Report: Trump Became Angry With Palestinian Leader

| by Robert Fowler

President Donald Trump reportedly had a heated exchange with Palestinian President Mahmoud Abbas during Trump's nine-day foreign trip. In a private meeting, Trump allegedly accused Abbas of encouraging Palestinian terror attacks in Israel.

On May 23, Trump met with Abbas and the Palestinian delegation in Bethlehem, West Bank. Israeli media has reported that Trump allegedly scolded the Palestinian leader and accused him of acting in bad faith.

"You tricked me in D.C.!" Trump allegedly told Abbas, according to Newsweek. "You talked there about your commitment to peace, but the Israelis showed me your involvement in incitement [against Israel]."
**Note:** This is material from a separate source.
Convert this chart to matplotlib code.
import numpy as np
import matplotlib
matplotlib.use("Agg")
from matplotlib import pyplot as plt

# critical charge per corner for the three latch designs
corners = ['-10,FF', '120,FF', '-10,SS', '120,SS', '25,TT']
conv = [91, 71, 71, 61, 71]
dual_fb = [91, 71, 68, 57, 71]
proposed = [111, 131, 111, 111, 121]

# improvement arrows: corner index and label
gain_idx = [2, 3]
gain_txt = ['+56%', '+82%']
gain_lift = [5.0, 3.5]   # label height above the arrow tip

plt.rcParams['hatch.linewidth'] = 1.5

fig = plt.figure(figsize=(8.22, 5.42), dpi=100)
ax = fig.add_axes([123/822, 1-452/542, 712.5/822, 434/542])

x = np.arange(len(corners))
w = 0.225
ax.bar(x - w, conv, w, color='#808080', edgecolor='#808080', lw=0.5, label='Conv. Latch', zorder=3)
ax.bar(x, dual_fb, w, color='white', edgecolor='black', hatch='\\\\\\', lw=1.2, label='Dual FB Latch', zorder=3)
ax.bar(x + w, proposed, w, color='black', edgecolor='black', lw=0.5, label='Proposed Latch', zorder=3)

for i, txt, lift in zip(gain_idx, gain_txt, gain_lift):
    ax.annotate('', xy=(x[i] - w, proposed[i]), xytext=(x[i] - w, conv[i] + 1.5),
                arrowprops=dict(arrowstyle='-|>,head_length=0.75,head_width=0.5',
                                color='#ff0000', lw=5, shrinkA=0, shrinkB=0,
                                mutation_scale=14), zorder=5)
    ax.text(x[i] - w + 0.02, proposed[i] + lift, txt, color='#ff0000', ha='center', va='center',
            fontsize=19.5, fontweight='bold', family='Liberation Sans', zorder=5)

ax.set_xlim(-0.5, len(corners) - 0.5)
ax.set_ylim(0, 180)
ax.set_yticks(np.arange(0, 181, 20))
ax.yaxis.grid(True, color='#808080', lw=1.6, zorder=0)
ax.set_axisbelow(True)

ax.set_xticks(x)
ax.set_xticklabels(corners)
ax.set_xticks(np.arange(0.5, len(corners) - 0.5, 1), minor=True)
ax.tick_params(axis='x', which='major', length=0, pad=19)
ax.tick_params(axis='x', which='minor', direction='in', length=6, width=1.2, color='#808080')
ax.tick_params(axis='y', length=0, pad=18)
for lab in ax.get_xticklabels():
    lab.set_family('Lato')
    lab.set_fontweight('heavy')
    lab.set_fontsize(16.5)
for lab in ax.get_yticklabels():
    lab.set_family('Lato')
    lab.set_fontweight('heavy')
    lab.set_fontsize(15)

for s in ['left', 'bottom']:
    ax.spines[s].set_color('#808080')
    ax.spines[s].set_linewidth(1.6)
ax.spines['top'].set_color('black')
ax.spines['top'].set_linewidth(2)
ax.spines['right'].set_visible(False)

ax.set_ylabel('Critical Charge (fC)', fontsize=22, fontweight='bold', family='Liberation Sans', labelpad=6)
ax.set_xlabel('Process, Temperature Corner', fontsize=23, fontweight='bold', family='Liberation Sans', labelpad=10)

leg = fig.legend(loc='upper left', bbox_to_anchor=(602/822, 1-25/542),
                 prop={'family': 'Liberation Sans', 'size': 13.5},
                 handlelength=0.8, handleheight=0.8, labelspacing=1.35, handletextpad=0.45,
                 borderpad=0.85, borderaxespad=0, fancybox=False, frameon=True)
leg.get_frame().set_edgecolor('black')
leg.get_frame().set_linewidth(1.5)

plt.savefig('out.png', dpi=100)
On May 22, Trump met with Israeli Prime Minister Benjamin Netanyahu, who had repeatedly accused Abbas and his Fatah faction of enabling young Palestinians to commit a flurry of small-scale terrorist attacks in Israel between 2015 through 2016. It is not clear if Netanyahu presented Trump with intelligence that would implicate the Fatah faction in the attacks.
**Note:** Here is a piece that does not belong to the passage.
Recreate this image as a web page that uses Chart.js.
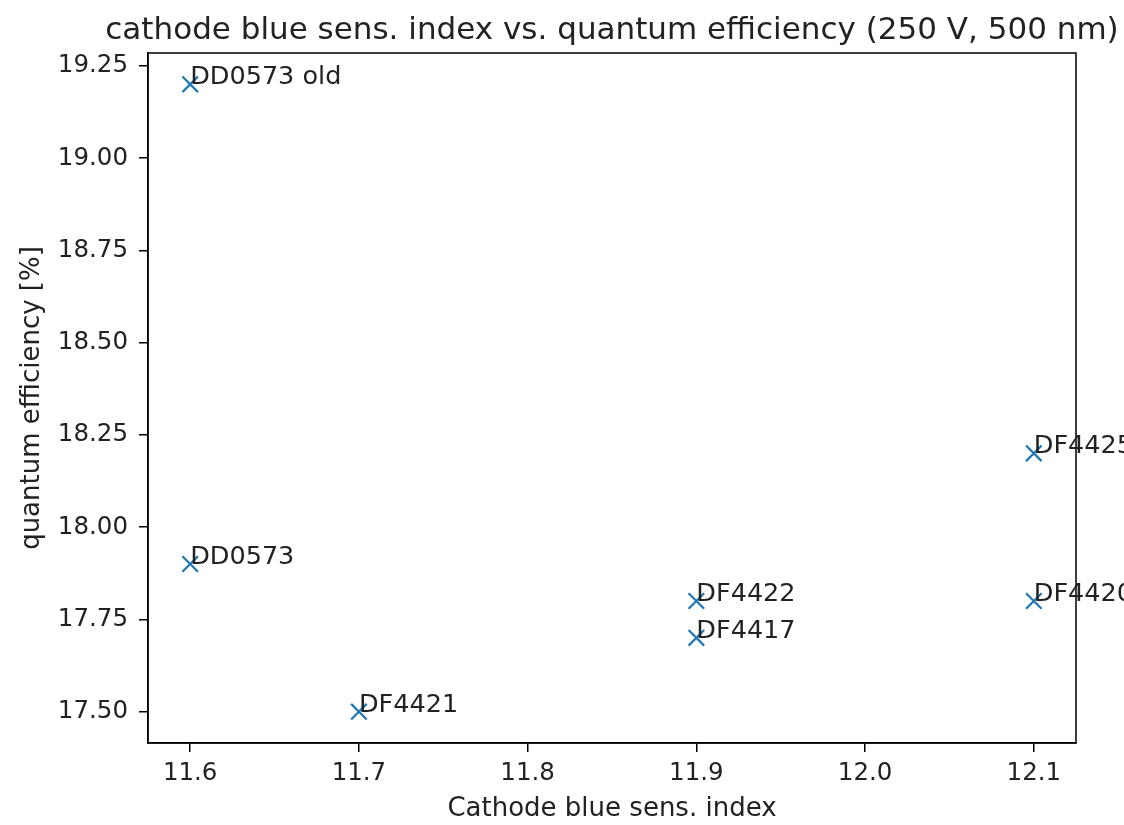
<!DOCTYPE html>
<html>
<head>
<meta charset="utf-8">
<script src="https://cdn.jsdelivr.net/npm/chart.js@4"></script>
<style>
  html, body { margin: 0; padding: 0; background: #fff; }
  #wrap { width: 1124px; height: 825px; }
</style>
</head>
<body>
<div id="wrap"><canvas id="chart" width="1124" height="825"></canvas></div>
<script>
// data
const tubeNames = ['DD0573 old', 'DD0573', 'DF4421', 'DF4422', 'DF4417', 'DF4425', 'DF4420'];
const blueIndex = [11.6, 11.6, 11.7, 11.9, 11.9, 12.1, 12.1];
const quantumEff = [19.2, 17.9, 17.5, 17.8, 17.7, 18.2, 17.8];
const xTicks = [11.6, 11.7, 11.8, 11.9, 12.0, 12.1];
const yTicks = [17.50, 17.75, 18.00, 18.25, 18.50, 18.75, 19.00, 19.25];

const FONT = 'DejaVu Sans';
const BLUE = '#1f77b4';
const TEXT = '#222';

// title, frame and point labels
const extras = {
  id: 'extras',
  afterDatasetsDraw(chart) {
    const { ctx, chartArea: a } = chart;
    ctx.save();
    ctx.strokeStyle = '#000';
    ctx.lineWidth = 1.5;
    ctx.strokeRect(a.left, a.top, a.right - a.left, a.bottom - a.top);

    ctx.fillStyle = TEXT;
    ctx.font = '25.5px "' + FONT + '"';
    ctx.textAlign = 'left';
    ctx.textBaseline = 'alphabetic';
    const meta = chart.getDatasetMeta(0);
    meta.data.forEach((pt, i) => {
      ctx.fillText(tubeNames[i], pt.x, pt.y);
    });

    ctx.font = '31px "' + FONT + '"';
    ctx.textAlign = 'center';
    ctx.fillText('cathode blue sens. index vs. quantum efficiency (250 V, 500 nm)', (a.left + a.right) / 2, 39);
    ctx.restore();
  }
};

new Chart(document.getElementById('chart'), {
  type: 'scatter',
  data: {
    datasets: [{
      data: blueIndex.map((x, i) => ({ x, y: quantumEff[i] })),
      pointStyle: 'crossRot',
      pointRadius: 11,
      pointHoverRadius: 11,
      borderColor: BLUE,
      backgroundColor: BLUE,
      borderWidth: 2.2
    }]
  },
  options: {
    responsive: false,
    animation: false,
    layout: { padding: { top: 53, right: 48, left: 0, bottom: 0 } },
    plugins: { legend: { display: false }, tooltip: { enabled: false } },
    scales: {
      x: {
        type: 'linear',
        min: 11.575,
        max: 12.125,
        afterFit: s => { s.height = 82; },
        afterBuildTicks: s => { s.ticks = xTicks.map(v => ({ value: v })); },
        grid: { drawOnChartArea: false, drawTicks: true, tickLength: 9, color: '#000', lineWidth: 1.5 },
        border: { display: true, color: '#000', width: 1.5 },
        ticks: { color: TEXT, font: { family: FONT, size: 24.5 }, padding: 7, maxRotation: 0,
          callback: v => v.toFixed(1) },
        title: { display: true, text: 'Cathode blue sens. index', color: TEXT,
          font: { family: FONT, size: 26 }, padding: { top: 0, bottom: 0 } }
      },
      y: {
        type: 'linear',
        min: 17.415,
        max: 19.285,
        afterFit: s => { s.width = 148; },
        afterBuildTicks: s => { s.ticks = yTicks.map(v => ({ value: v })); },
        grid: { drawOnChartArea: false, drawTicks: true, tickLength: 9, color: '#000', lineWidth: 1.5 },
        border: { display: true, color: '#000', width: 1.5 },
        ticks: { color: TEXT, font: { family: FONT, size: 24.5 }, padding: 11,
          callback: v => v.toFixed(2) },
        title: { display: true, text: 'quantum efficiency [%]', color: TEXT,
          font: { family: FONT, size: 26 }, padding: { top: 17, bottom: 0 } }
      }
    }
  },
  plugins: [extras]
});
</script>
</body>
</html>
Trump has made brokering peace between Israel and Palestine among the top priorities of his administration's foreign policy. On May 3, Abbas met with Trump at the White House, where the two leaders announced an initiative to renew talks between Israel and Palestine.
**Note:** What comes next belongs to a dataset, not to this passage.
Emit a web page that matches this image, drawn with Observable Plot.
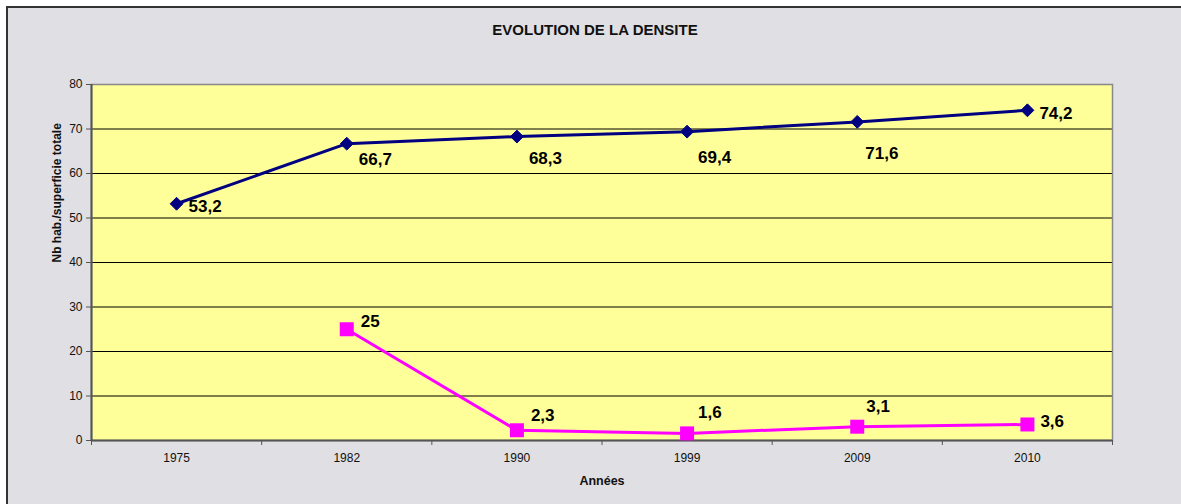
<!DOCTYPE html>
<html>
<head>
<meta charset="utf-8">
<script src="https://cdn.jsdelivr.net/npm/d3@7"></script>
<script src="https://cdn.jsdelivr.net/npm/@observablehq/plot@0.6"></script>
<style>
  html, body { margin: 0; padding: 0; background: #ffffff; }
  #wrap { position: relative; width: 1181px; height: 504px; overflow: hidden; }
  #panel { position: absolute; left: 6px; top: 6px; width: 1200px; height: 520px;
           background: #e0dfe3; border-left: 2px solid #333; border-top: 2px solid #333; }
  #chart { position: absolute; left: 0; top: 0; }
  #chart svg { font-family: "Liberation Sans", Arial, sans-serif; }
</style>
</head>
<body>
<div id="wrap"><div id="panel"></div><div id="chart"></div></div>
<script>
const years = ["1975", "1982", "1990", "1999", "2009", "2010"];
const densiteTotale = [53.2, 66.7, 68.3, 69.4, 71.6, 74.2];
const densiteAutre = [null, 25, 2.3, 1.6, 3.1, 3.6];
const yTicks = [0, 10, 20, 30, 40, 50, 60, 70, 80];
const title = "EVOLUTION DE LA DENSITE";
const yLabel = "Nb hab./superficie totale";
const xLabel = "Années";

// label placement offsets (layout only)
const navyOffsets = [[12, 3], [12, 16], [12, 22], [11, 26], [8, 32], [12, 3]];
const pinkOffsets = [null, [14, -8], [14, -15], [11, -21], [9, -20], [13, -3]];

const fmt = v => String(v).replace(".", ",");
const idx = years.map((_, i) => i);
const navy = idx.map(i => ({i, v: densiteTotale[i]}));
const pink = idx.filter(i => densiteAutre[i] != null).map(i => ({i, v: densiteAutre[i]}));
const font = "Liberation Sans, Arial, sans-serif";

const labelMarks = [];
navy.forEach(d => labelMarks.push(Plot.text([d], {x: "i", y: "v", text: d => fmt(d.v), textAnchor: "start",
  dx: navyOffsets[d.i][0], dy: navyOffsets[d.i][1], fontSize: 17, fontWeight: "bold", fill: "#000"})));
pink.forEach(d => labelMarks.push(Plot.text([d], {x: "i", y: "v", text: d => fmt(d.v), textAnchor: "start",
  dx: pinkOffsets[d.i][0], dy: pinkOffsets[d.i][1], fontSize: 17, fontWeight: "bold", fill: "#000"})));

const chart = Plot.plot({
  width: 1181,
  height: 504,
  marginLeft: 91,
  marginRight: 69,
  marginTop: 84,
  marginBottom: 64,
  style: {background: "transparent", fontFamily: font, color: "#111", overflow: "visible"},
  x: {type: "linear", domain: [-0.5, years.length - 0.5]},
  y: {domain: [0, 80]},
  marks: [
    Plot.frame({fill: "#ffff99", stroke: null}),
    Plot.ruleY(yTicks.filter(t => t > 0 && t < 80), {stroke: "#000", strokeWidth: 1}),
    Plot.frame({stroke: "#888", strokeWidth: 1.5}),
    Plot.axisY({ticks: yTicks, tickSize: 5, tickPadding: 4, fontSize: 12, label: null, stroke: "#555"}),
    Plot.axisX({ticks: idx, tickSize: 0, tickPadding: 13, fontSize: 12, label: null,
      tickFormat: i => years[i]}),
    Plot.axisX({ticks: d3.range(-0.5, years.length, 1), tickSize: 5, label: null, stroke: "#555",
      tickFormat: () => ""}),
    Plot.ruleX([-0.5], {stroke: "#555", strokeWidth: 2}),
    Plot.ruleY([0], {stroke: "#555", strokeWidth: 2}),
    Plot.line(navy, {x: "i", y: "v", stroke: "#000080", strokeWidth: 3}),
    Plot.dot(navy, {x: "i", y: "v", symbol: "diamond2", r: 5.8, fill: "#000080", stroke: "#000080", strokeWidth: 1}),
    Plot.line(pink, {x: "i", y: "v", stroke: "#ff00ff", strokeWidth: 3}),
    Plot.dot(pink, {x: "i", y: "v", symbol: "square", r: 7.9, fill: "#ff00ff", stroke: null}),
    ...labelMarks,
    Plot.text([title], {frameAnchor: "top", lineAnchor: "middle", dx: -7, dy: -54, fontSize: 15, fontWeight: "bold", fill: "#111"}),
    Plot.text([yLabel], {frameAnchor: "left", dx: -34, rotate: -90, fontSize: 12, fontWeight: "bold", fill: "#111"}),
    Plot.text([xLabel], {frameAnchor: "bottom", lineAnchor: "middle", dy: 40, fontSize: 12.5, fontWeight: "bold", fill: "#111"})
  ]
});
document.getElementById("chart").appendChild(chart);
</script>
</body>
</html>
"Over the course of my lifetime, I've always heard that perhaps the toughest deal to make is the deal between the Israelis and the Palestinians," Trump said during a joint press conference with Abbas, according to NPR. "Let's see if we can prove them wrong."

The 82-year-old Abbas was elected in 2005. During his 12 years in office, the Palestinian president has held unsuccessful peace negotiations with former Israeli Prime Minister Ehud Olmert in 2008 and with Netanyahu in 2014, The New Yorker reports.

It is not clear if Trump's alleged scorning of Abbas impacted the Palestinian government's commitment to resuming peace talks with Israel.

Following their private meeting in Bethlehem, the two leaders struck an optimistic tone during a press conference. While the reported verbal fireworks of their private meeting were not repeated in public, Trump did chide the Palestinian Martyrs Fund, which provides financial compensation to the families of Palestinians who attack Israeli citizens, according to USA Today.

"Peace can never take root in an environment where violence is tolerated, funded and even rewarded," Trump said.

Abbas asserted during his remarks that Palestinian unrest towards Israel was not fueled by anti-Semitism but the Netanyahu government's encroachment on the West Bank.

"Our fundamental problem is with the occupation and settlements, and failure of Israel to recognize the state of Palestine in the same way we recognize it, which undermines the realization of the two-state solution," Abbas said. "The problem is not between us and Judaism. It’s between us and occupation."